■業務システムの目的:ウィナー「サイバネティックス」を参考に

1 業務システムと定型的作業

業務システムがない仕事は考えられないくらい、システムが各業務に入り込んでいることと思います。それでは、何のためにシステムはあるのでしょうか。とても原則的なことですが、意外に専門家の方でも、すぐに答えが出ないことがありますね。

言われれば当たり前だろうと思います。業務が形成されてくると、その中には、反復して行う定型的な作業ができてきます。そうした作業は、人間がやり続けるよりも、システムに任せられるなら、その方がよいでしょう。何度も何度も計算を人間がするよりも、業務システムの計算機能を使った方が、正確で速いでしょう。

私達は、定型的な仕事をシステムに任せることで、もっと人間ならではの仕事ができるはずです。その目的のために、業務システムが導入されているはずです。システムは、たいてい決められたことをきちんとしてくれます。しかし、簡単な数学の証明さえ、できません。システムの強いところを利用しないといけないということでしょう。

 

2 システム導入の判断基準

業務システムを導入する際には、業務の洗い出しをすることになります。業務フローを作ることが原則になります。業務フローを作る目的は、業務の全体像を見えるようにするためです。全体が見えてきたら、詳細に各業務を分析することができるようになります。

フローの作成をしたら、各業務の中のどの部分に、どういう形で業務システムが組み込まれているのか、確認作業が必要になります。各業務にとって、人間とシステムのそれぞれ何が必要なのか、把握することが大切です。

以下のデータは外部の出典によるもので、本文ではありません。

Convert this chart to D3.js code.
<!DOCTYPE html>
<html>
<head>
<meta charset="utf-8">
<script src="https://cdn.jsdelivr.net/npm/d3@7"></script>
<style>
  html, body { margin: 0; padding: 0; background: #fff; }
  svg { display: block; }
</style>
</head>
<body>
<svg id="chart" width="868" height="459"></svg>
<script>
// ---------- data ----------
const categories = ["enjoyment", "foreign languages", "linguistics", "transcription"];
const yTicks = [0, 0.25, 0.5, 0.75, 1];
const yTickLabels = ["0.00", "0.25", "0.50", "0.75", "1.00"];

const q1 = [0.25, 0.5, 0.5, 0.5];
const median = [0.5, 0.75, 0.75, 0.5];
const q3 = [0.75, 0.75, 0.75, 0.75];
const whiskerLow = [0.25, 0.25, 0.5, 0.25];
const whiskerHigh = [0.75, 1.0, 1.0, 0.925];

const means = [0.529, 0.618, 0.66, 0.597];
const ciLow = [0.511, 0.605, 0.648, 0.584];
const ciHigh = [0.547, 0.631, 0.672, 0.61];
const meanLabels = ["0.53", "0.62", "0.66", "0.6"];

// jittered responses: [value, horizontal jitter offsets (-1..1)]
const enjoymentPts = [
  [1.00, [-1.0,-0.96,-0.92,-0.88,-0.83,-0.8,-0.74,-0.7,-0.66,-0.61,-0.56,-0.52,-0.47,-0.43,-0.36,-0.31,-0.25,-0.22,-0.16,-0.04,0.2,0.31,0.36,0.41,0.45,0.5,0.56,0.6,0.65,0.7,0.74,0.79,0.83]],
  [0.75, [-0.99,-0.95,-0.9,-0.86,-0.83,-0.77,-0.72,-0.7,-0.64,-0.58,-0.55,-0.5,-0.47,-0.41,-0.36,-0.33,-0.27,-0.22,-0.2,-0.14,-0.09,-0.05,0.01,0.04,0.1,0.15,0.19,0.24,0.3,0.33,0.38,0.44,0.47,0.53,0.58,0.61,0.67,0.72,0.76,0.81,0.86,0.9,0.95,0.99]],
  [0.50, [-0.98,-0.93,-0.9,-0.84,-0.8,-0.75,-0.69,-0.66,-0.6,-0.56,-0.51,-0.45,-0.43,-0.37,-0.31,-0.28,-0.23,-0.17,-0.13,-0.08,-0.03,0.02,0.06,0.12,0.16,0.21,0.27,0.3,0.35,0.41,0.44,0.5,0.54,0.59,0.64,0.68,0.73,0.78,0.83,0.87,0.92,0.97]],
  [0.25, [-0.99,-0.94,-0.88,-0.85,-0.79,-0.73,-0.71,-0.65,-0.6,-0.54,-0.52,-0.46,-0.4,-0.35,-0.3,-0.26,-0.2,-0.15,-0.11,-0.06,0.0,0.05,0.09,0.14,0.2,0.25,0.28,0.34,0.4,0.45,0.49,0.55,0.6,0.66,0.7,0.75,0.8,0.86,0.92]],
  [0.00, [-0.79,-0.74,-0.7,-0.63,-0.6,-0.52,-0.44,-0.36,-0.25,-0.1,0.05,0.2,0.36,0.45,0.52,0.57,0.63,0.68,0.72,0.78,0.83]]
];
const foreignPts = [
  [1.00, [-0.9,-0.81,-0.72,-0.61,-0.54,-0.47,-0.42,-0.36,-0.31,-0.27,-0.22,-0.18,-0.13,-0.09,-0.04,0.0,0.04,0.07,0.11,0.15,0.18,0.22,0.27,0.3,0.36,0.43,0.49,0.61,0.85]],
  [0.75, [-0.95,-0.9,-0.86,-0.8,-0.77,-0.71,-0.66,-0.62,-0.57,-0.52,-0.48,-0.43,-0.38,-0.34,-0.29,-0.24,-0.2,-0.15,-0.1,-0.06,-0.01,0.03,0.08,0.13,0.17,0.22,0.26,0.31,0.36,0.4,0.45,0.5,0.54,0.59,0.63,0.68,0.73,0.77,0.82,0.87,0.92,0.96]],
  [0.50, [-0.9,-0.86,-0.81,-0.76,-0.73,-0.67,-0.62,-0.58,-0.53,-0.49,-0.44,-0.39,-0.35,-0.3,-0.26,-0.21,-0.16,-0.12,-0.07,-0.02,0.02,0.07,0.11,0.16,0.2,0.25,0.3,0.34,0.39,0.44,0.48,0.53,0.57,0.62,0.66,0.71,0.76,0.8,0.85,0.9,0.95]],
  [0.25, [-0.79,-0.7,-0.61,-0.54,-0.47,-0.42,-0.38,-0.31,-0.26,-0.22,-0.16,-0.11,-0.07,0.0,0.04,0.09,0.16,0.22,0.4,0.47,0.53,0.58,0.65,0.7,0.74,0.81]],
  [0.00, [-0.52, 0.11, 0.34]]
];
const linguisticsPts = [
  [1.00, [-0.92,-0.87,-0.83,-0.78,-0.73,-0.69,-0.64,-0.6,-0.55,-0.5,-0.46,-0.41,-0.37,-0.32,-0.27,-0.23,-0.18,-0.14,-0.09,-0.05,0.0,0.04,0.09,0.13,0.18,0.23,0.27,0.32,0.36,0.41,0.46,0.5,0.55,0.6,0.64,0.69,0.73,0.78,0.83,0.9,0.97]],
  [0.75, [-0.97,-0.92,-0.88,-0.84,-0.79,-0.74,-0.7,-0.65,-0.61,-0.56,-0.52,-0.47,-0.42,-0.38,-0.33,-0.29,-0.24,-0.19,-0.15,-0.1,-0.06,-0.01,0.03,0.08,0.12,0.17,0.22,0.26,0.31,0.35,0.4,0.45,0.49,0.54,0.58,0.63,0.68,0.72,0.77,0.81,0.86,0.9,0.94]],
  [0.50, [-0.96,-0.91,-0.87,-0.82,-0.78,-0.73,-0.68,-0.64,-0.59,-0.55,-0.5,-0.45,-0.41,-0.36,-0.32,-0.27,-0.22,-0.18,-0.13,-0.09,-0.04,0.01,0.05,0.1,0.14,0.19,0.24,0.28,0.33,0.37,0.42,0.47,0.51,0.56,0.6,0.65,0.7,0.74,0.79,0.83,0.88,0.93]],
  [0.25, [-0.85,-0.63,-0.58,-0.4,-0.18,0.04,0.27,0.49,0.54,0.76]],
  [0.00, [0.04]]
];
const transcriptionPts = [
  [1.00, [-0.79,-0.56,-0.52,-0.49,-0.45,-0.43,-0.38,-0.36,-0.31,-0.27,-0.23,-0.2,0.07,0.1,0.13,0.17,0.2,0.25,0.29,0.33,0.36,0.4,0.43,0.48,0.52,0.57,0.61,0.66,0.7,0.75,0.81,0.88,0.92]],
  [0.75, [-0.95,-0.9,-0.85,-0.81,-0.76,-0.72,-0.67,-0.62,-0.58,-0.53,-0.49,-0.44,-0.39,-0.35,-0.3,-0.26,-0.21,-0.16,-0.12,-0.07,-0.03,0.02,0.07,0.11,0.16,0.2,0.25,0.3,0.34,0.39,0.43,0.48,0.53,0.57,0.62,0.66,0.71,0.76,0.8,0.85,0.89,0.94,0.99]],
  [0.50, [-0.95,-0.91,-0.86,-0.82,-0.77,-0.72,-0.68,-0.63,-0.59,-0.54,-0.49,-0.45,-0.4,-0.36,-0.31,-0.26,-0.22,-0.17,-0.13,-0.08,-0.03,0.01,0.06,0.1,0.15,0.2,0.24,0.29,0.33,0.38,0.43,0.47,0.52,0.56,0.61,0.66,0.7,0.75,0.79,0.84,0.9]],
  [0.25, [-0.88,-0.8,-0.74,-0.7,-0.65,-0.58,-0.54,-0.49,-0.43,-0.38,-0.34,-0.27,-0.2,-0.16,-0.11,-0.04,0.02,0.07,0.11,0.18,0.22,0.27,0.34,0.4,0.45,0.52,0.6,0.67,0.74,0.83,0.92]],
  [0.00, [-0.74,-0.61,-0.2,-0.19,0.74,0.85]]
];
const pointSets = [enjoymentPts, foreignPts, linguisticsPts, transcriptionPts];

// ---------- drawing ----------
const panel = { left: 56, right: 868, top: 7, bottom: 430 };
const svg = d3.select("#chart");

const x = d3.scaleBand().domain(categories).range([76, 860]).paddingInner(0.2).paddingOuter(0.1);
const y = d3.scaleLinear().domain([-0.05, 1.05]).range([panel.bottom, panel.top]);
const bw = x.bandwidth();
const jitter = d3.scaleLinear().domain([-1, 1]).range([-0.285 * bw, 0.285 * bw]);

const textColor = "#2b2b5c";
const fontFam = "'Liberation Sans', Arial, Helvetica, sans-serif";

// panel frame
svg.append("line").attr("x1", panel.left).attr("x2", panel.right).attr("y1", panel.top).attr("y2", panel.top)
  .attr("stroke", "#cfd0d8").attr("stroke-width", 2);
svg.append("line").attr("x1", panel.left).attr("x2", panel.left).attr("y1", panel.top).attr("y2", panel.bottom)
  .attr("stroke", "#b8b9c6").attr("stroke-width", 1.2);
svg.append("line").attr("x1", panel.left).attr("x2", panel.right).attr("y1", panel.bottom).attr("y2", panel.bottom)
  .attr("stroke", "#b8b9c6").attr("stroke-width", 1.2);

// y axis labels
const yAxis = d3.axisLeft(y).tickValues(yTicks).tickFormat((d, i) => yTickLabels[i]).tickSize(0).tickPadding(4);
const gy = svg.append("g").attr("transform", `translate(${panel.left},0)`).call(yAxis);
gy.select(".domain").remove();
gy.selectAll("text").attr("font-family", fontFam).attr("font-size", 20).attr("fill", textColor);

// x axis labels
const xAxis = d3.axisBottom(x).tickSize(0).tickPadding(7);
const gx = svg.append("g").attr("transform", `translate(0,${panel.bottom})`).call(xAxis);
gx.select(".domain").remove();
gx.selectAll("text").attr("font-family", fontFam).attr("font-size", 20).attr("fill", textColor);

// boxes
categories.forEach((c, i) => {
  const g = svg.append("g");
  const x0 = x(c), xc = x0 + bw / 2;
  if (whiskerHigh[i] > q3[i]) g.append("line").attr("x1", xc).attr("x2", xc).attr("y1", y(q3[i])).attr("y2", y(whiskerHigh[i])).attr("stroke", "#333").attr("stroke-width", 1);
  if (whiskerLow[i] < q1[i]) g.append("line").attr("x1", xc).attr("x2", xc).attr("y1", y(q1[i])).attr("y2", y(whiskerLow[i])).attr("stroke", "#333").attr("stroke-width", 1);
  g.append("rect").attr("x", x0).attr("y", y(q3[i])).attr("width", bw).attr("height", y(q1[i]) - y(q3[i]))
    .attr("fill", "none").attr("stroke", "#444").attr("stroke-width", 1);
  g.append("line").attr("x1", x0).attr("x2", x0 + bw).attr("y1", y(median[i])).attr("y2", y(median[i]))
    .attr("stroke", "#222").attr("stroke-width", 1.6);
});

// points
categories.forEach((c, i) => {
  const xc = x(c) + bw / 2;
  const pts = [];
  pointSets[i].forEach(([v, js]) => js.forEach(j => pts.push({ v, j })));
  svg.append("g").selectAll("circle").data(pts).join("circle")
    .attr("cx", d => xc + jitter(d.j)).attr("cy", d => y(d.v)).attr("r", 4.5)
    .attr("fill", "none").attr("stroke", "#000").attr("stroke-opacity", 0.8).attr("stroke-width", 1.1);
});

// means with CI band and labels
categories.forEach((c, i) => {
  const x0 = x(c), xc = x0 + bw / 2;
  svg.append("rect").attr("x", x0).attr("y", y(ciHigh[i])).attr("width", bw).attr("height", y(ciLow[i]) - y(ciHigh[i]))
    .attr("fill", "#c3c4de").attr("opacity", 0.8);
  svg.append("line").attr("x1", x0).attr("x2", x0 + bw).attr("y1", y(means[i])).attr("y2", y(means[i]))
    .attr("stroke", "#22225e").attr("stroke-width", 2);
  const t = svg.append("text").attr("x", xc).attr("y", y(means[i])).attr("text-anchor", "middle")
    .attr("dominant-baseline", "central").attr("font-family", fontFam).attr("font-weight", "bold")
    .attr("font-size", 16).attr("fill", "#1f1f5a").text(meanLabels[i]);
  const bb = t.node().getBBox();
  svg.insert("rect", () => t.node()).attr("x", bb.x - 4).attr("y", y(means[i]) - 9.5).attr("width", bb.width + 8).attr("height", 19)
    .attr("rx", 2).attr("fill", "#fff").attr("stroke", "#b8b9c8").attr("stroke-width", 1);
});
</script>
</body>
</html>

この辺が見えるようになってくると、一気に業務が立体的に見えてくるようになります。人間がどうしてもやらなくてはならない業務と、システムに任せられる作業の仕分けができます。この仕分け作業の中から、新たにシステム導入をすべき部分も見えてくるはずです。

 

3 人間機械論:人間の人間的な使い方

ノーバート・ウィーナーは『人間機械論』を書いています。人間は機械であると論じた本のように見えますが、原題は、“THE HUMAN USE OF HUMAN BEINGS”というものです。何となく逆のニュアンスが感じられます。たぶん「人間の人間的な使い方」というほどの意味だろうと思います。

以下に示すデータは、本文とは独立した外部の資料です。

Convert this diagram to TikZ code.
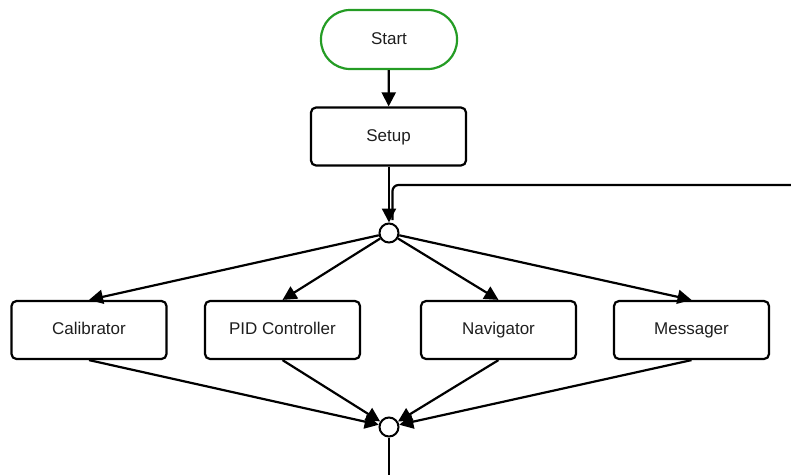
\documentclass[tikz,border=0pt]{standalone}
\usepackage{fontspec}
\setmainfont{Liberation Sans}
\usetikzlibrary{arrows.meta}
\definecolor{startgreen}{RGB}{36,156,36}
\definecolor{txt}{RGB}{30,30,30}
\begin{document}
\begin{tikzpicture}[x=1pt,y=-1pt,
  every node/.style={font=\fontsize{17}{20}\selectfont, text=txt,
    text height=12.5pt, text depth=3.5pt},
  stepbox/.style={draw=black, line width=2.2pt, rounded corners=5pt,
    minimum width=155pt, minimum height=58pt, inner sep=0pt},
  terminal/.style={draw=startgreen, line width=2.2pt, rounded corners=29pt,
    minimum width=136pt, minimum height=59pt, inner sep=0pt},
  junction/.style={draw=black, line width=2pt, circle, fill=white,
    minimum size=19pt, inner sep=0pt, text height=0pt, text depth=0pt},
  flow/.style={line width=2.2pt, -{Triangle[length=14pt,width=14pt]}},
  plain/.style={line width=2.2pt}
]
\useasboundingbox (0,0) rectangle (791,474);

% nodes
\node[terminal] (start) at (389,39.5) {Start};
\node[stepbox] (setup) at (388.5,136.5) {Setup};
\node[junction] (fork) at (389,233) {};
\node[stepbox] (cal) at (89,330) {Calibrator};
\node[stepbox] (pid) at (282.5,330) {PID Controller};
\node[stepbox] (nav) at (498.5,330) {Navigator};
\node[stepbox] (msg) at (691.5,330) {Messager};
\node[junction] (join) at (389,427) {};
\coordinate (loopin) at (792,185);
\coordinate (exit) at (389,476);

% connectors
\draw[flow] (start) -- (setup);
\draw[plain, rounded corners=6pt] (loopin) -- (392.5,185) -- (392.5,220);
\draw[flow] (setup.south -| fork) -- (fork);
\foreach \b in {cal,pid,nav,msg}{
  \draw[flow] (fork) -- (\b.north);
  \draw[flow] (\b.south) -- (join);
}
\draw[plain] (join) -- (exit);
\end{tikzpicture}
\end{document}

ウィーナーは、「サイバネティックス」というフィードバックを組み込んだ仕組みの提唱者でした。この考えは、①行動を起こし、②その結果が目標とどのくらいずれているかを測定して、③その結果に基づいて行動を修正していく、というサイクルをとることによって、成果が上がるという考えです。

最初から、目標に命中するように、事前にすべてを計算しつくすなどということは、まずできません。徐々に修正しながら進めていく方が効果的です。こうしたフィードバックを組みこんだサイクルを提唱する考えですから、情報システムの基礎にもなっているはずです。

行動を起こし、それを修正して行動するのは人間です。修正するために情報が必要です。どんな情報を提供してくれるのか、それがシステムに求められています。その前提は、人間が主役であると言うことになります。

業務マニュアルでも、業務システムの操作マニュアルでも、作成のときに一番の基礎となるのは、「人間の人間的な使い方」を明確にすることです。これを忘れてしまうと、人間が使ってくれるマニュアルになりません。